The union budget would be a key event to watch out for. Given the sharp rally in global equity markets, there could be corrections impacting our markets as well, however, we expect the environment of positive reflexivity to continue.
We reiterate our belief in our core strategy of investing in quality (business, earnings, cash-flow and management). Further, in an environment where market stands balanced at valuations of ~14.5xFY14E, we remain alert to participate in every such prospect that provides either tactical/ structural opportunity for our investors.

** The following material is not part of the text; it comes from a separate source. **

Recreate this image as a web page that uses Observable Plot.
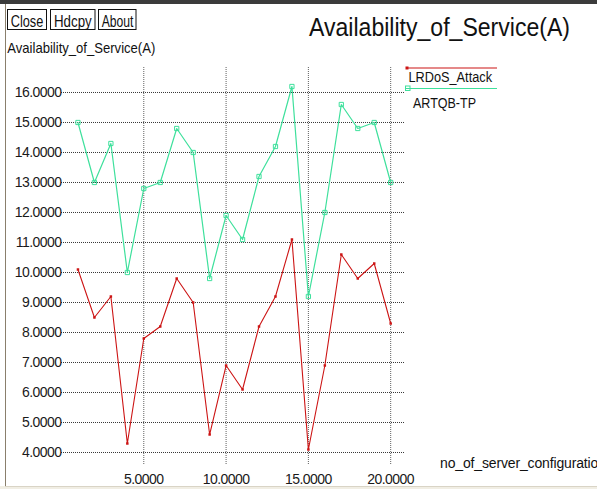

The RBI monetary review in January 2013 was widely anticipated to initiate the process of monetary easing after the pause since April 2012. Softening in headline inflation, significant moderation in economic growth and recent policy initiatives from the government led RBI to cut policy rates and CRR by 25 bps each. The policy stance has recognized the downside risks to growth as inflationary pressures seem to have peaked for the time being. The progress on fiscal consolidation and further moderation in the Current Account Deficit are likely to influence the timing and quantum of additional easing. The CRR reduction would infuse primary liquidity to the extent of Rs180 billion and is intended to ensure that liquidity conditions going forward do not constrain credit flows. The government commitment on maintaining the revised Fiscal deficit target of 5.3% for FY13 has been acknowledged by the RBI, removing the likelihood of additional borrowings in the current fiscal year.
The widening gap between the deposit and credit growth rates can constrain the systemic liquidity going forward and would require additional liquidity enhancing measures. CRR cut would ease the near term liquidity pressure but we believe that it will have to be followed by Open market operations to bring liquidity deficit in line with RBI’s comfort zone.
During the current financial year starting April 2012, the RBI has purchased government securities worth about Rs 1.3 Trillion though OMO’s and secondary market purchases which has absorbed about 25% of the gross supply till date. Prospects of additional OMO operations on account of seasonal liquidity pressures in March, along with the government reiterating the commitment of maintaining the FY14 fiscal deficit target of 4.80% are likely to keep government bond yields supported in the near term with a range bound trading zone. The Union Budget to be presented to the parliament in the last week of February 2013 would set the direction for market movements in the near term.
Government bond yields softened over the last month on monetary easing prospects and lesser supply with the 10yr yields closing at 7.91%. AAA corporate spreads marginally widened over the month and ranged around 74 bps in the 10yr segment.
We expect another 25 bps rate cut in March followed by additional easing in the next quarter contingent on the fiscal consolidation and supply side initiatives. We retain our positive bias for the bond market from a medium term perspective. Given the expectations of further policy rate cut and likelihood of fiscal deficit for FY 2013-14 coming in at around 4.8%, we expect bond yields to ease further. We have been maintaining relatively high duration in our long term bond funds through exposure to government bonds.